Rift: Planes of Telara is the newest MMO to boast a million potential players as it gears up for launch. Now the question is: Can it keep them?

It might be a bit hard to imagine, but it wasn’t too long ago – less than a decade – where the idea of an MMO having a million subscribers was a delirious pipe dream at best. If the big dogs like EverQuest and Final Fantasy XI couldn’t do it, who could? Well, we all know the answer to that question, but ludicrous success of WoW aside, the million-man-mark remains an unreachable goal for many MMO developers.

Both Age of Conan and Warhammer Online topped a million players when they launched – however, those numbers soon dropped sharply, and dreams of being Warcraft‘s “number two” were broken. Now, however, there’s a new challenger to the million-player ceiling: Trion’s Rift: Planes of Telara.
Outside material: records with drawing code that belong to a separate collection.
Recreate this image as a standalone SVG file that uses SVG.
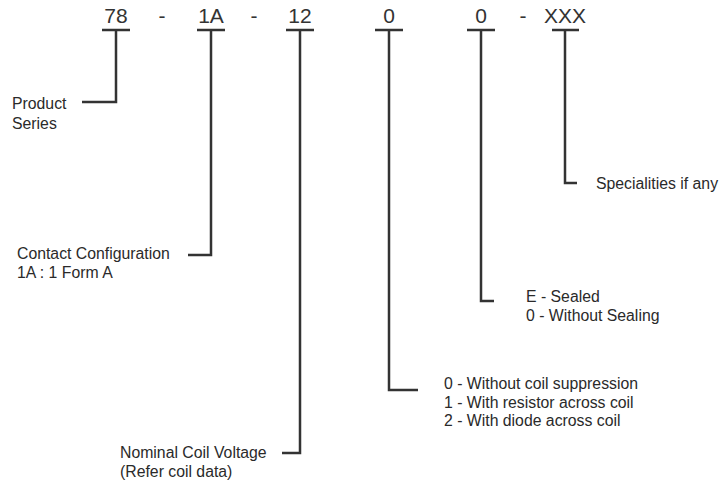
<svg xmlns="http://www.w3.org/2000/svg" width="721" height="481" viewBox="0 0 721 481">
<style>
.code{font-family:"Liberation Sans",Arial,sans-serif;font-size:21px;fill:#333;text-anchor:middle}
.lbl{font-family:"Liberation Sans",Arial,sans-serif;font-size:15.8px;fill:#2a2a2a}
.ln{stroke:#333;stroke-width:2.5;fill:none}
</style>
<rect width="721" height="481" fill="#fff"/>
<g id="codes">
<text class="code" x="116" y="23">78</text>
<text class="code" x="162" y="23">-</text>
<text class="code" x="211" y="23">1A</text>
<text class="code" x="254" y="23">-</text>
<text class="code" x="300" y="23">12</text>
<text class="code" x="389" y="23">0</text>
<text class="code" x="481" y="23">0</text>
<text class="code" x="523" y="23">-</text>
<text class="code" x="565" y="23">XXX</text>
</g>
<g id="connectors">
<path class="ln" d="M102 30H130M116 30V102H82"/>
<path class="ln" d="M197 30H225M211 30V255H188"/>
<path class="ln" d="M286 30H314M300 30V453H282"/>
<path class="ln" d="M375 30H403M389 30V390H418"/>
<path class="ln" d="M467 30H495M481 30V301H494"/>
<path class="ln" d="M552 30H579M565 30V183H577"/>
</g>
<g id="product-series">
<text class="lbl" x="12" y="109">Product</text>
<text class="lbl" x="12" y="129">Series</text>
</g>
<g id="contact-config">
<text class="lbl" x="17" y="259">Contact Configuration</text>
<text class="lbl" x="17" y="278">1A : 1 Form A</text>
</g>
<g id="coil-voltage">
<text class="lbl" x="120" y="458">Nominal Coil Voltage</text>
<text class="lbl" x="120" y="477">(Refer coil data)</text>
</g>
<g id="suppression">
<text class="lbl" x="444" y="389">0 - Without coil suppression</text>
<text class="lbl" x="444" y="408">1 - With resistor across coil</text>
<text class="lbl" x="444" y="426">2 - With diode across coil</text>
</g>
<g id="sealing">
<text class="lbl" x="526" y="302">E - Sealed</text>
<text class="lbl" x="526" y="321">0 - Without Sealing</text>
</g>
<g id="specialities">
<text class="lbl" x="596" y="189">Specialities if any</text>
</g>
</svg>
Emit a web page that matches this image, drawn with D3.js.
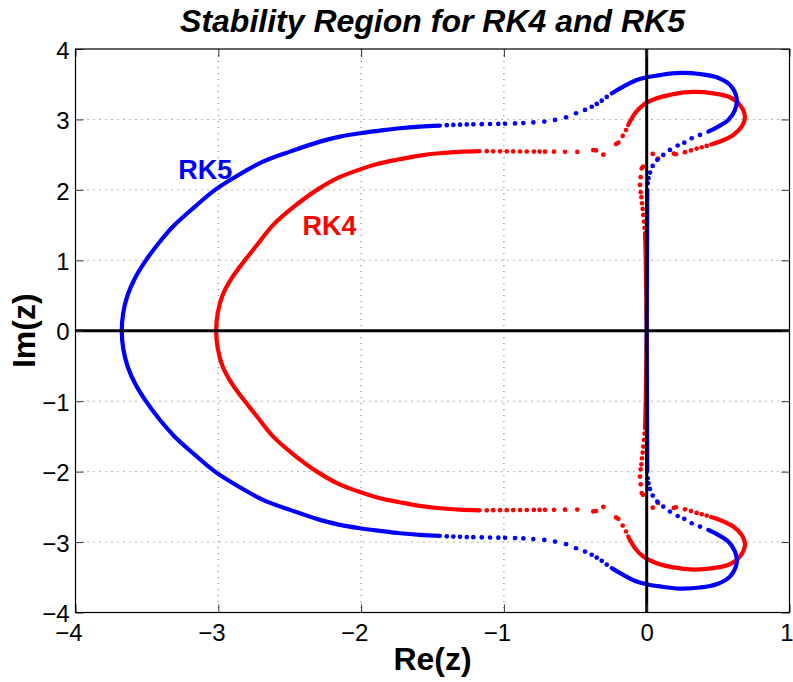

Trion announced today that there had been more than a million Rift player accounts created, as servers went up for the game’s “Head Start” period in advance of its official March 4th launch.

It’s good news for Trion, certainly – it demonstrates a healthy interest in a new MMO (and perhaps more significantly, a completely new IP that doesn’t have the ability to stand on the shoulders of the Conan or Warhammer franchises) and should give the studio a momentary cash-flow injection to help recoup development costs.

On the other hand, this doesn’t mean that the game has a million subscribers willing to pay monthly to play it, since the first month is free – thirty days from now, we’ll find out just how many of these Rift adventurers think the game is worth digging into their wallets. If Trion can weather the initial fallout and keep the game’s subscribers steady – or even growing – then it will have succeeded where Conan and Warhammer failed.

If you’re still interested, you can still sign up for the Head Start – as well as a limited-time, discounted Founder’s subscription plan – at the game’s official site. As we’ve seen already, the game is quite competent if not entirely original in style. It might just be worth it.

But I still can’t see the “We’re not in Azeroth anymore” tagline as anything but tempting fate. I really can’t.